Hein had written a song called My Mother's Lesbian Jewish Wiccan Wedding – based on his own experience as the son of a woman who came out later in life and remarried – that was popular on tour. More than most of his work, it was influenced by the musical theatre that Sankoff had introduced him to over the course of their relationship. What if, he wondered, they could expand it into an actual musical – and, at the very least, spend some time together?

Marrying their skills, Hein and Sankoff began trying to turn their family's story into a fictional musical – at first, a conventional "book musical" where an invisible fourth wall descends in front of the audience and scenes and songs alternate to tell a story.

But an epiphany Sankoff had on Valentine's Day led the pair to a different writing style – one they later refined with Come from Away.

At the gym that day, Sankoff was talking with an enthusiastic friend about Wiccan Wedding – and heard her say, "The best thing about this is that it's based on a true story." A light bulb went on.

"I came home to David and said, 'We've got to throw it out. Let's tell the real story.'"

The new version the couple started working on during an unorthodox Valentine's date would eventually feature Hein sitting on a stool in his Glass Tiger shirt, singing songs about his mother's coming out, how he introduced his two moms to Irene at a Hooters and the history of same-sex marriage in Canada, using a troupe of actors that included his wife to tell the stories.

The sweet and direct show became a hit at the Toronto Fringe Festival that summer, then was picked up by producer David Mirvish to play at the city's 700-seat Panasonic Theatre he had just purchased – and Sankoff and Hein's career as commercial musical-theatre creators was launched.

When the idea to write a show about what happened in and around Gander, Nfld., in 2001 was proposed to them shortly thereafter by Michael Rubinoff at Sheridan College, it could not have been a more ideal project for them.

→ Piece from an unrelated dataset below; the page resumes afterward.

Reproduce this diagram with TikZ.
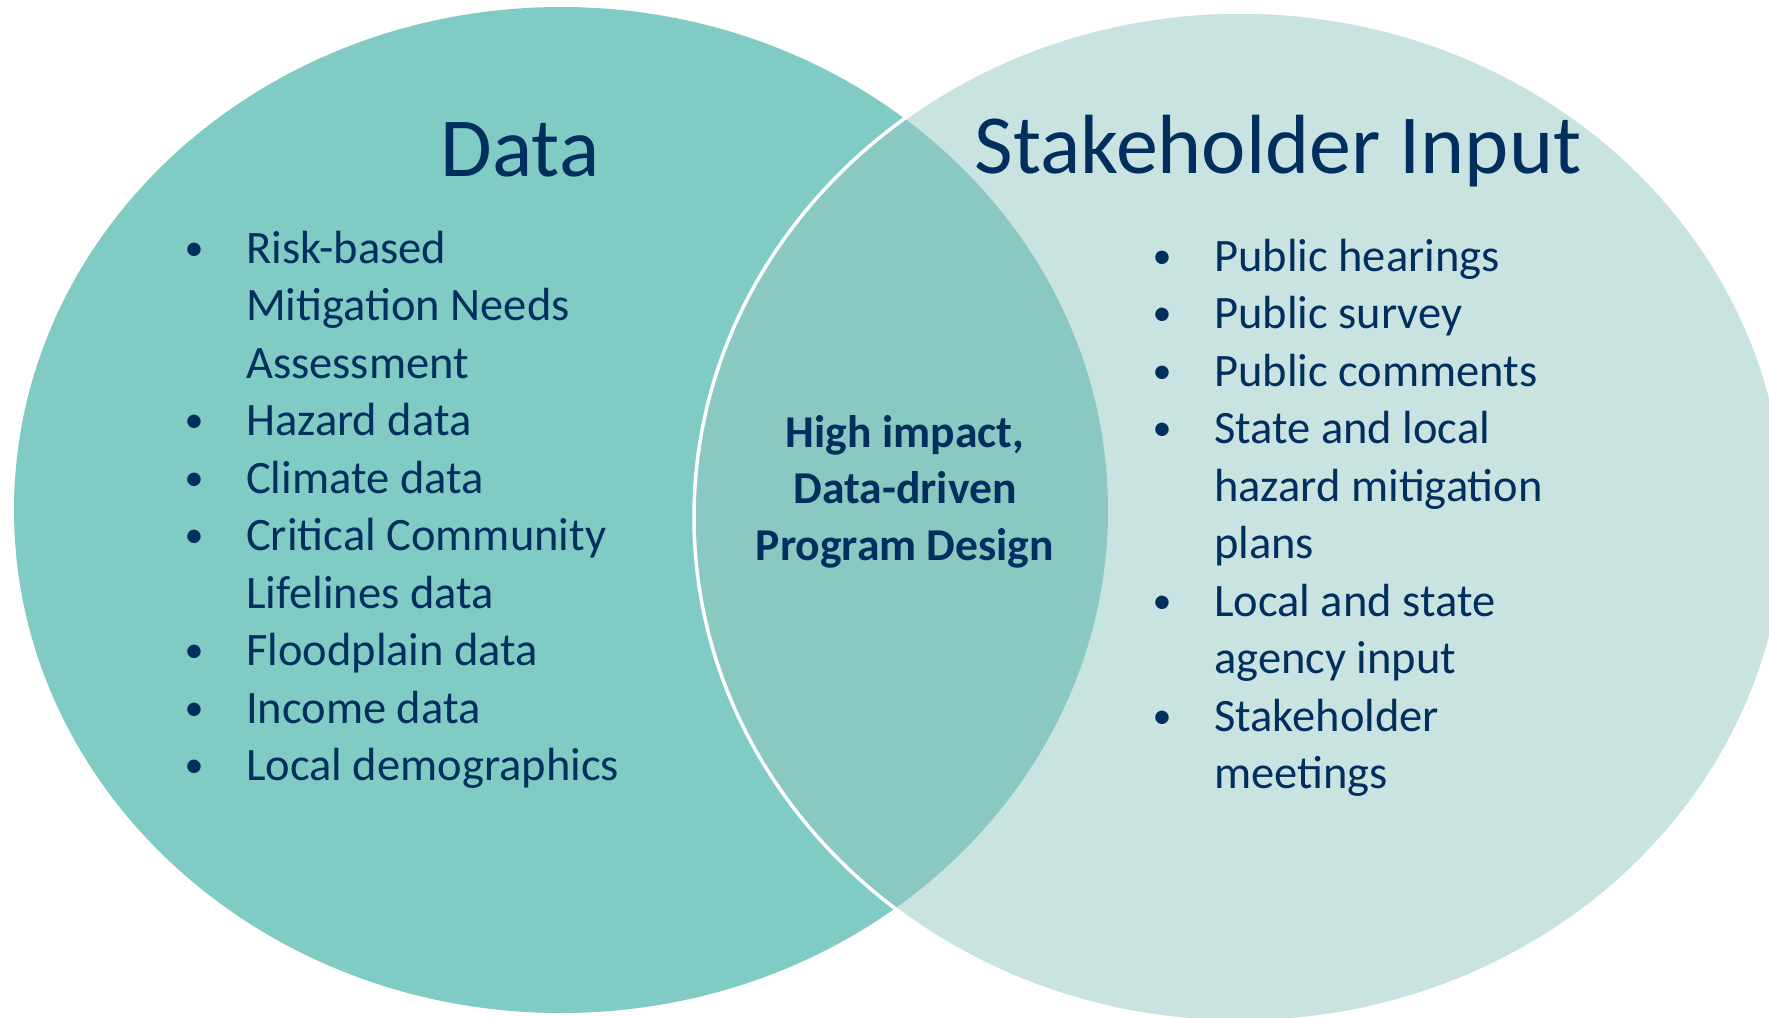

They had seen how strangers from around the world bonded, with music, on Sept. 11, and seen how music played a role in bringing them together – and they had found the right aesthetic for such a story, having learned that a musical could be a true story set in our times, told with plenty of direct address, and that authenticity was as important to winning over an audience as craft in lyrics and lines.

Hein and Sankoff are making final adjustments to the musical ahead of a March 12 opening on Broadway.

Armed with a $12,000 grant from the Canada Council, they headed to Gander for Sept. 11, 2011, to interview locals and "come from aways" returning to commemorate the 10th anniversary.

Hein and Sankoff's subsequent five-year journey – buzz-creating workshops on both sides of the border, a bidding war by commercial producers at a showcase in New York, record-breaking runs in San Diego, Seattle, Washington and Toronto – has been told in these pages before.

Now, the last chapter is about to be written as final adjustments are made in a preview period ahead of a March 12 opening.

As the statistics show, Come from Away may not make them rich. Canadians who have had what are referred to as "flops" in the harsh language of Broadway – such as Cliff Jones, whose Rockabye Hamlet closed in a week in 1976; and Neil Bartram and Brian Hill, whose The Story of My Life did the same in 2009 – have advised the couple to just enjoy the ride.

In any case, the two have a bigger goal beyond making money, Hein says, "Especially now, it feels important to talk about welcoming refugees off planes, strangers into our communities."

Yes – he's finally won the argument about whether theatre can change the world.

Sankoff came around after meeting senior citizens who changed their minds on same-sex marriage after seeing Wiccan Wedding, and receiving letters from Come from Away audience members about how it's inspired them to be better people.

"I still have my moments where I'm like, 'It's a drop in the bucket,'" Sankoff says. "But at least it's a drop."